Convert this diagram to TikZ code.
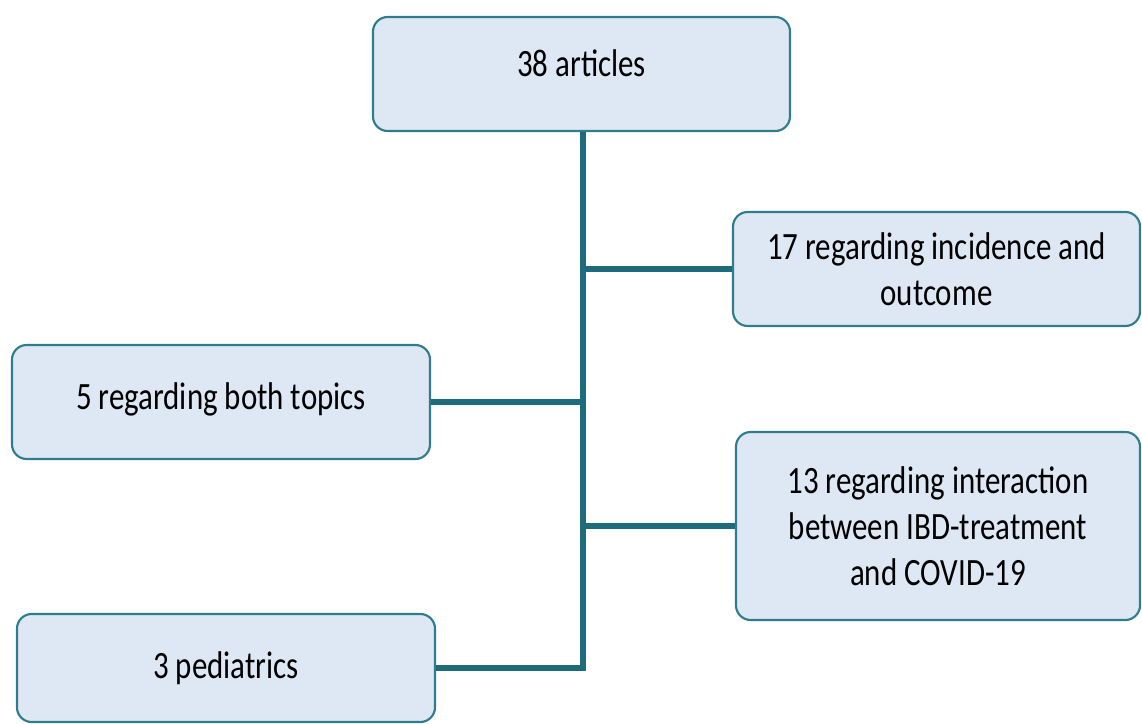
\documentclass[tikz,border=0pt]{standalone}
\usepackage{fontspec}
\setmainfont[FakeStretch=0.8]{Carlito}
\definecolor{boxfill}{HTML}{DDE8F4}
\definecolor{boxline}{HTML}{2F7D8C}
\definecolor{conn}{HTML}{1E6B7B}
\begin{document}
\begin{tikzpicture}[x=0.75pt,y=-0.75pt,
  box/.style={draw=boxline, line width=1.6pt, fill=boxfill, rounded corners=11pt,
    align=center, font=\fontsize{29}{34.5}\selectfont, inner sep=0pt},
  link/.style={draw=conn, line width=4pt}]
\useasboundingbox (0,0) rectangle (1142,724);
\clip (0,0) rectangle (1142,724);
\node[box, minimum width=312.75pt, minimum height=85.5pt] (top) at (581.5,74) {\raisebox{16pt}{38 articles}};
\node[box, minimum width=305.25pt, minimum height=85.5pt] (r1) at (936.5,269) {17 regarding incidence and\\outcome};
\node[box, minimum width=313.5pt, minimum height=85.5pt] (l1) at (221,402) {\raisebox{9pt}{5 regarding both topics}};
\node[box, minimum width=303pt, minimum height=141pt] (r2) at (938,526) {13 regarding interaction\\between IBD-treatment\\and COVID-19};
\node[box, minimum width=313.5pt, minimum height=81pt] (b) at (226,668) {3 pediatrics};
\coordinate (spine) at (583,131);
\draw[link] (top.south -| spine) -- (b.east -| spine) -- (b.east);
\draw[link] (r1.west -| spine) -- (r1.west);
\draw[link] (l1.east) -- (l1.east -| spine);
\draw[link] (r2.west -| spine) -- (r2.west);
\end{tikzpicture}
\end{document}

→ What you are asked to do
Ignore the images and quote every line of the listing exactly.

→ The response
Convert this diagram to TikZ code.
\documentclass[tikz,border=0pt]{standalone}
\usepackage{fontspec}
\setmainfont[FakeStretch=0.8]{Carlito}
\definecolor{boxfill}{HTML}{DDE8F4}
\definecolor{boxline}{HTML}{2F7D8C}
\definecolor{conn}{HTML}{1E6B7B}
\begin{document}
\begin{tikzpicture}[x=0.75pt,y=-0.75pt,
  box/.style={draw=boxline, line width=1.6pt, fill=boxfill, rounded corners=11pt,
    align=center, font=\fontsize{29}{34.5}\selectfont, inner sep=0pt},
  link/.style={draw=conn, line width=4pt}]
\useasboundingbox (0,0) rectangle (1142,724);
\clip (0,0) rectangle (1142,724);
\node[box, minimum width=312.75pt, minimum height=85.5pt] (top) at (581.5,74) {\raisebox{16pt}{38 articles}};
\node[box, minimum width=305.25pt, minimum height=85.5pt] (r1) at (936.5,269) {17 regarding incidence and\\outcome};
\node[box, minimum width=313.5pt, minimum height=85.5pt] (l1) at (221,402) {\raisebox{9pt}{5 regarding both topics}};
\node[box, minimum width=303pt, minimum height=141pt] (r2) at (938,526) {13 regarding interaction\\between IBD-treatment\\and COVID-19};
\node[box, minimum width=313.5pt, minimum height=81pt] (b) at (226,668) {3 pediatrics};
\coordinate (spine) at (583,131);
\draw[link] (top.south -| spine) -- (b.east -| spine) -- (b.east);
\draw[link] (r1.west -| spine) -- (r1.west);
\draw[link] (l1.east) -- (l1.east -| spine);
\draw[link] (r2.west -| spine) -- (r2.west);
\end{tikzpicture}
\end{document}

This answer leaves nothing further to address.